As Prime Minister of the UK, Boris Johnson should be above marshalling the sinister side of tin-pot patriotism as he tries to deliver Brexit – “do or die” – by 31 October.
“Ask not what your country can do for you – ask what you can do for your country.” John F Kennedy’s appeal to patriotic sentiment still resonates 58 years after his famous inauguration speech because it speaks of the best aspects of national pride, of how, by working together for the common good, we can achieve great things.
Yesterday, Boris Johnson plumbed the depths of the worst aspects when he accused MPs attempting to prevent his Government from railroading the UK into a no-deal Brexit of a “terrible kind of collaboration” with the European Union.
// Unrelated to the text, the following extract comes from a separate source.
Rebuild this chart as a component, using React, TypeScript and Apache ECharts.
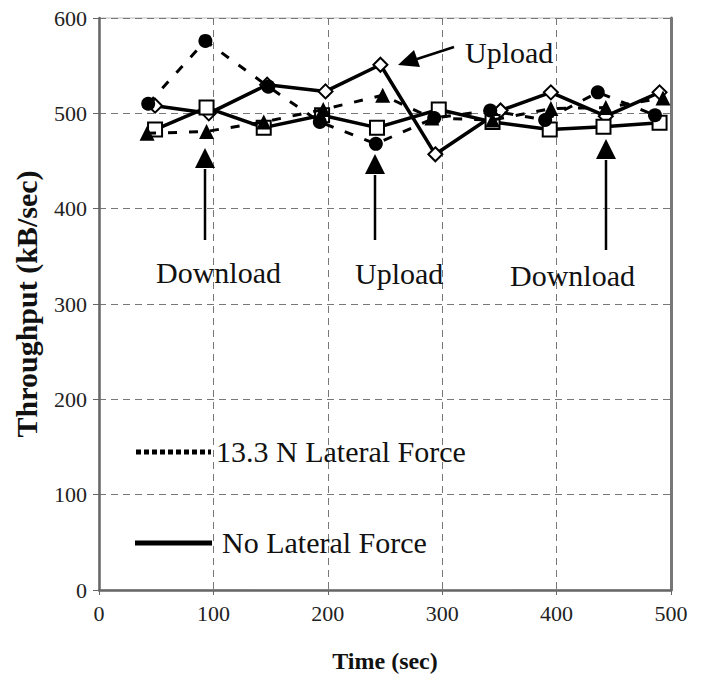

Collaboration is a word which has different meanings because of its different associations. It can mean something entirely benign, as in between artists. But, as Johnson well knows, it is also used to describe traitors who help an occupying enemy army during a war.
Johnson did not appear to be claiming that MPs opposed to a no-deal were actively collaborating by, for example, holding secret meetings with the EU, as he went on to say that the more the EU thought there was “a chance that Brexit can be blocked in Parliament, the more adamant they are in sticking to their position”. So, according to the Prime Minister, the mere act of seeking to prevent a no-deal Brexit – because of the real concern it will cause serious damage to the UK economy – is worthy of being described as “collaboration”, a word that most dictionaries will tell you carries the potential meaning of “treason”.
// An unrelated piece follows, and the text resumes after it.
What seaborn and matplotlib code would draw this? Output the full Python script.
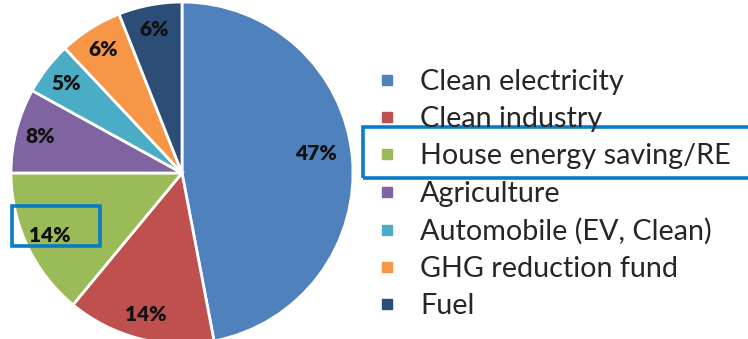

Ex-Chancellor Philip Hammond is a leading member of those MPs who are sensible enough to try to stand up to Johnson. For this, he was the target of an utterly outrageous and factually incorrect slur by a “senior” 10 Downing Street source, who told the Times “everyone knows” that Hammond’s “real objective was to cancel the referendum result”.
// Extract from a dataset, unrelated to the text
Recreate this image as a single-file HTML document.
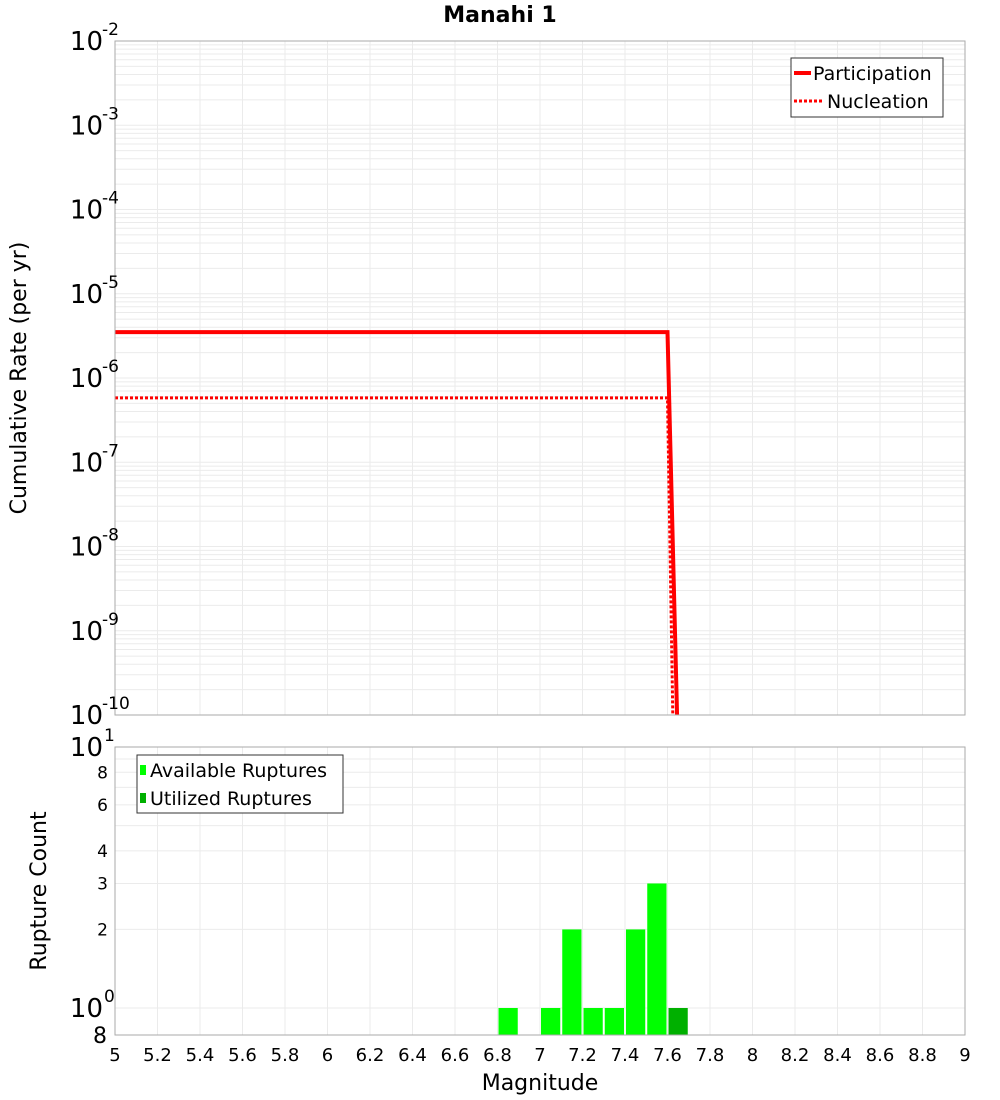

In a tweet responding to the claim, Hammond wrote: “Wrong. I want to deliver Brexit – and voted to do so three times. But ‘No Deal’ is a far cry from the highly optimistic vision presented by the Leave campaign – and there is no mandate for it.”
Without naming Hammond, knowing everyone would make the connection, Johnson then added his own condemnation, pitched at a dog-whistle frequency but audible to most humans.
As JFK showed, patriotism can be a force for good. But, perhaps realising the weakness of his position, Johnson appears willing to unleash its dangerous side in a most disgraceful way.